The contest pitted an outsider with a Christian running mate in a Muslim-majority city against an incumbent with support from Golkar, the party that former dictator Suharto used to stay in power for three decades. Widodo, mayor of Solo in Central Java, received backing from opposition parties led by former Indonesian president Megawati Sukarnoputri and former vice-presidential candidate Prabowo Subianto.
Widodo and Bowo both pledged to improve the mass transit system, which has been delayed since studies were first conducted in the 1980s. Traffic gets so bad that motorists pay bystanders to join them in car-pool lanes during rush hour.
The drivers prefer younger children, especially female drivers, Sumardin, a 12-year-old boy who earns about 150,000 rupiah (US$15.70) per day riding in cars, said on a recent morning as he waited for work. “They are scared we will get in the car and try to rob them, so small children get more customers.”

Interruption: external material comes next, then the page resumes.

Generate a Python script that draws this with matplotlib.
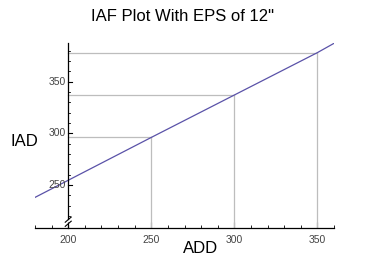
import matplotlib
matplotlib.use("Agg")
import matplotlib.pyplot as plt
from matplotlib.ticker import MultipleLocator

plt.rcParams['font.family'] = ['Liberation Sans', 'DejaVu Sans']

# line
add_vals = [180, 250, 300, 350, 360]
iad_vals = [238, 296, 337, 378, 387]

# reference points with drop lines
ref_add = [250, 300, 350]
ref_iad = [296, 337, 378]

xticks = [200, 250, 300, 350]
yticks = [250, 300, 350]

fig = plt.figure(figsize=(3.74, 2.69), dpi=100)
ax = fig.add_axes([0.0936, 0.1524, 0.7995, 0.6866])

ax.plot(add_vals, iad_vals, color='#5a52a8', lw=0.9, zorder=3)

x0, y0 = 200, 208.4
for xa, ya in zip(ref_add, ref_iad):
    ax.plot([xa, xa], [y0, ya], color='#bdbdbd', lw=0.9, zorder=2)
    ax.plot([x0, xa], [ya, ya], color='#bdbdbd', lw=0.9, zorder=2)

ax.set_xlim(180, 360)
ax.set_ylim(y0, 387)

for s in ['top', 'right', 'left']:
    ax.spines[s].set_visible(False)
ax.spines['bottom'].set_linewidth(0.9)

# y axis drawn by hand so it can have a break near the bottom
ax.plot([200, 200], [y0, 211.5], color='black', lw=0.9, clip_on=False, zorder=4)
ax.plot([200, 200], [217.5, 387], color='black', lw=0.9, clip_on=False, zorder=4)
ax.plot([198.2, 201.8], [210, 215], color='black', lw=0.8, clip_on=False, zorder=4)
ax.plot([198.2, 201.8], [214, 219], color='black', lw=0.8, clip_on=False, zorder=4)

ax.set_xticks(xticks)
ax.xaxis.set_minor_locator(MultipleLocator(10))
ax.tick_params(axis='x', which='major', direction='in', length=4, width=0.8,
               labelsize=7.5, labelcolor='#444444', pad=5)
ax.tick_params(axis='x', which='minor', direction='in', length=2, width=0.6)
ax.set_yticks([])

# y ticks on the shifted axis
for yv in range(220, 387, 10):
    major = yv in yticks
    ax.plot([200, 200 + (2.4 if major else 1.3)], [yv, yv], color='black',
            lw=0.8 if major else 0.6, clip_on=False, zorder=4)
for yv in yticks:
    ax.text(198.5, yv, str(yv), ha='right', va='center', fontsize=7.5, color='#444444')

fig.text(0.488, 0.94, 'IAF Plot With EPS of 12"', ha='center', va='center', fontsize=12)
fig.text(0.027, 0.475, 'IAD', ha='left', va='center', fontsize=12)
fig.text(0.535, 0.075, 'ADD', ha='center', va='center', fontsize=12)

fig.savefig('out.png', dpi=100)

PT Mass Rapid Transit Jakarta, a company owned by the city, plans to award the first construction contract next month for a US$1.8 billion project transit system with more than 110km of rails, spokesman Manpalagupta Sitorus said in an e-mailed response to questions on Sept. 14. Traffic congestion leads to economic losses of about 12.8 trillion rupiah a year, according to its Web site.
A proper transportation system may make Jakarta more attractive to investors, according to Tai Hui, head of regional research at Standard Chartered in Singapore.
“No one wants to hang around Jakarta,” he said. “The culture is there, the people are nice, but the infrastructure, the traffic, is just a nightmare. A public transportation system is long overdue,” he added.